┌──

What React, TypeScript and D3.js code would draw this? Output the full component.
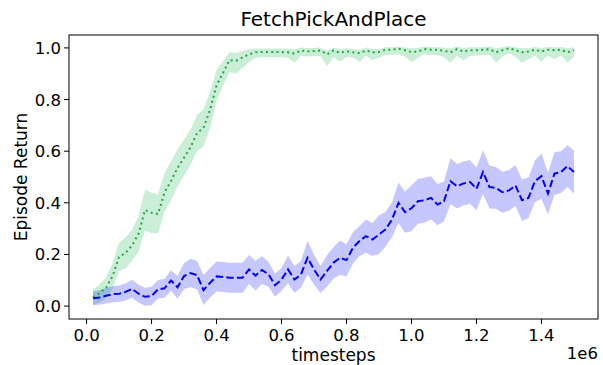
import React from "react";
import * as d3 from "d3";

// Evaluation steps (in units of 1e6 timesteps)
const steps: number[] = Array.from({ length: 75 }, (_, i) => (i + 1) * 0.02);

const greenMean: number[] = [
  0.035, 0.049, 0.071, 0.116, 0.19, 0.206, 0.235, 0.28, 0.372, 0.361,
  0.357, 0.44, 0.485, 0.535, 0.575, 0.615, 0.67, 0.69, 0.76, 0.855,
  0.903, 0.953, 0.95, 0.963, 0.975, 0.983, 0.984, 0.984, 0.984, 0.984,
  0.983, 0.978, 0.99, 0.987, 0.988, 0.99, 0.975, 0.99, 0.981, 0.987,
  0.983, 0.98, 0.99, 0.983, 0.984, 0.993, 0.993, 0.997, 0.991, 0.984,
  0.986, 0.995, 0.993, 0.993, 0.989, 0.983, 0.995, 0.986, 0.991, 0.991,
  0.993, 0.995, 0.983, 0.991, 0.999, 0.991, 0.983, 0.986, 0.993, 0.986,
  0.993, 0.991, 0.993, 0.983, 0.991,
];
const greenUp: number[] = [
  0.03, 0.035, 0.04, 0.05, 0.055, 0.06, 0.06, 0.07, 0.08, 0.078,
  0.076, 0.075, 0.075, 0.072, 0.07, 0.068, 0.07, 0.072, 0.07, 0.06,
  0.045, 0.03, 0.03, 0.025, 0.02, 0.015, 0.014, 0.014, 0.014, 0.014,
  0.015, 0.016, 0.012, 0.013, 0.012, 0.012, 0.014, 0.012, 0.013, 0.012,
  0.013, 0.014, 0.012, 0.013, 0.013, 0.01, 0.01, 0.008, 0.011, 0.015,
  0.014, 0.01, 0.011, 0.011, 0.012, 0.016, 0.01, 0.014, 0.012, 0.012,
  0.011, 0.01, 0.016, 0.012, 0.008, 0.012, 0.016, 0.014, 0.011, 0.014,
  0.011, 0.012, 0.011, 0.016, 0.012,
];
const greenDown: number[] = [
  0.03, 0.035, 0.04, 0.05, 0.055, 0.06, 0.06, 0.07, 0.08, 0.078,
  0.076, 0.075, 0.075, 0.072, 0.07, 0.068, 0.07, 0.072, 0.07, 0.06,
  0.05, 0.045, 0.05, 0.04, 0.03, 0.022, 0.02, 0.02, 0.02, 0.02,
  0.022, 0.035, 0.02, 0.02, 0.02, 0.022, 0.045, 0.025, 0.035, 0.022,
  0.02, 0.035, 0.02, 0.03, 0.022, 0.02, 0.02, 0.022, 0.025, 0.04,
  0.025, 0.02, 0.02, 0.02, 0.025, 0.04, 0.025, 0.035, 0.022, 0.02,
  0.02, 0.022, 0.04, 0.025, 0.02, 0.025, 0.04, 0.03, 0.022, 0.04,
  0.022, 0.035, 0.022, 0.04, 0.025,
];

const blueMean: number[] = [
  0.03, 0.033, 0.04, 0.046, 0.048, 0.055, 0.067, 0.048, 0.036, 0.039,
  0.065, 0.069, 0.099, 0.073, 0.116, 0.128, 0.12, 0.062, 0.09, 0.115,
  0.113, 0.11, 0.11, 0.11, 0.142, 0.118, 0.14, 0.123, 0.081, 0.103,
  0.142, 0.103, 0.123, 0.187, 0.142, 0.103, 0.136, 0.168, 0.187, 0.178,
  0.226, 0.252, 0.271, 0.258, 0.277, 0.297, 0.335, 0.4, 0.364, 0.379,
  0.406, 0.41, 0.419, 0.393, 0.406, 0.484, 0.464, 0.475, 0.481, 0.454,
  0.519, 0.461, 0.458, 0.441, 0.448, 0.467, 0.41, 0.419, 0.484, 0.503,
  0.436, 0.513, 0.519, 0.542, 0.519,
];
const blueSpread: number[] = [
  0.027, 0.028, 0.03, 0.031, 0.032, 0.033, 0.035, 0.035, 0.035, 0.036,
  0.036, 0.037, 0.04, 0.045, 0.05, 0.055, 0.055, 0.058, 0.058, 0.058,
  0.058, 0.058, 0.058, 0.058, 0.056, 0.058, 0.054, 0.048, 0.045, 0.045,
  0.054, 0.052, 0.052, 0.066, 0.058, 0.052, 0.061, 0.061, 0.067, 0.062,
  0.061, 0.058, 0.064, 0.064, 0.075, 0.067, 0.067, 0.079, 0.08, 0.088,
  0.087, 0.087, 0.084, 0.08, 0.077, 0.09, 0.086, 0.085, 0.085, 0.083,
  0.085, 0.083, 0.081, 0.079, 0.079, 0.079, 0.08, 0.079, 0.081, 0.088,
  0.08, 0.083, 0.081, 0.081, 0.084,
];

const xTicks: number[] = [0, 0.2, 0.4, 0.6, 0.8, 1.0, 1.2, 1.4];
const yTicks: number[] = [0, 0.2, 0.4, 0.6, 0.8, 1.0];

const W = 603;
const H = 365;
const M = { left: 69, right: 5, top: 35, bottom: 46 };
const FONT = "DejaVu Sans, sans-serif";

export default function App() {
  const x = d3.scaleLinear().domain([-0.054, 1.574]).range([M.left, W - M.right]);
  const y = d3.scaleLinear().domain([-0.05, 1.05]).range([H - M.bottom, M.top]);

  const line = d3
    .line<number>()
    .x((_, i) => x(steps[i]))
    .y((v) => y(v));

  const area = (lo: number[], hi: number[]) =>
    d3
      .area<number>()
      .x((_, i) => x(steps[i]))
      .y0((_, i) => y(lo[i]))
      .y1((_, i) => y(hi[i]))(steps) as string;

  const gLo = greenMean.map((m, i) => m - greenDown[i]);
  const gHi = greenMean.map((m, i) => m + greenUp[i]);
  const bLo = blueMean.map((m, i) => m - blueSpread[i]);
  const bHi = blueMean.map((m, i) => m + blueSpread[i]);

  const bottom = H - M.bottom;
  const right = W - M.right;

  return (
    <svg
      width={W}
      height={H}
      style={{ position: "absolute", left: 0, top: 0, background: "#fff" }}
      fontFamily={FONT}
    >
      <rect x={0} y={0} width={W} height={H} fill="#fff" />
      <path d={area(gLo, gHi)} fill="#2bbf5a" fillOpacity={0.25} />
      <path d={area(bLo, bHi)} fill="#0000ff" fillOpacity={0.22} />
      <path
        d={line(greenMean) as string}
        fill="none"
        stroke="#1fa845"
        strokeWidth={2}
        strokeDasharray="2,3.3"
      />
      <path
        d={line(blueMean) as string}
        fill="none"
        stroke="#0000ff"
        strokeWidth={2}
        strokeDasharray="7.4,3.2"
      />

      {/* frame */}
      <rect
        x={M.left}
        y={M.top}
        width={right - M.left}
        height={bottom - M.top}
        fill="none"
        stroke="#000"
        strokeWidth={1}
      />

      {/* x axis */}
      {xTicks.map((t) => (
        <g key={"x" + t}>
          <line x1={x(t)} x2={x(t)} y1={bottom} y2={bottom + 5} stroke="#000" strokeWidth={1} />
          <text x={x(t)} y={bottom + 22} textAnchor="middle" fontSize={16.5} fill="#000">
            {t.toFixed(1)}
          </text>
        </g>
      ))}
      <text x={right} y={H - 6} textAnchor="end" fontSize={16.5} fill="#000">
        1e6
      </text>
      <text x={(M.left + right) / 2} y={H - 4} textAnchor="middle" fontSize={17} fill="#000">
        timesteps
      </text>

      {/* y axis */}
      {yTicks.map((t) => (
        <g key={"y" + t}>
          <line x1={M.left - 5} x2={M.left} y1={y(t)} y2={y(t)} stroke="#000" strokeWidth={1} />
          <text x={M.left - 8} y={y(t) + 6} textAnchor="end" fontSize={16.5} fill="#000">
            {t.toFixed(1)}
          </text>
        </g>
      ))}
      <text
        transform={`translate(27,${(M.top + bottom) / 2}) rotate(-90)`}
        textAnchor="middle"
        fontSize={17}
        fill="#000"
      >
        Episode Return
      </text>

      <text x={(M.left + right) / 2} y={26} textAnchor="middle" fontSize={20} fill="#000">
        FetchPickAndPlace
      </text>
    </svg>
  );
}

└──

— Instruction —
Up to and including the line containing "const steps: number[]", repeat every line from the start of the data, but none of the pictures.

— Task output —
What React, TypeScript and D3.js code would draw this? Output the full component.
import React from "react";
import * as d3 from "d3";

// Evaluation steps (in units of 1e6 timesteps)
const steps: number[] = Array.from({ length: 75 }, (_, i) => (i + 1) * 0.02);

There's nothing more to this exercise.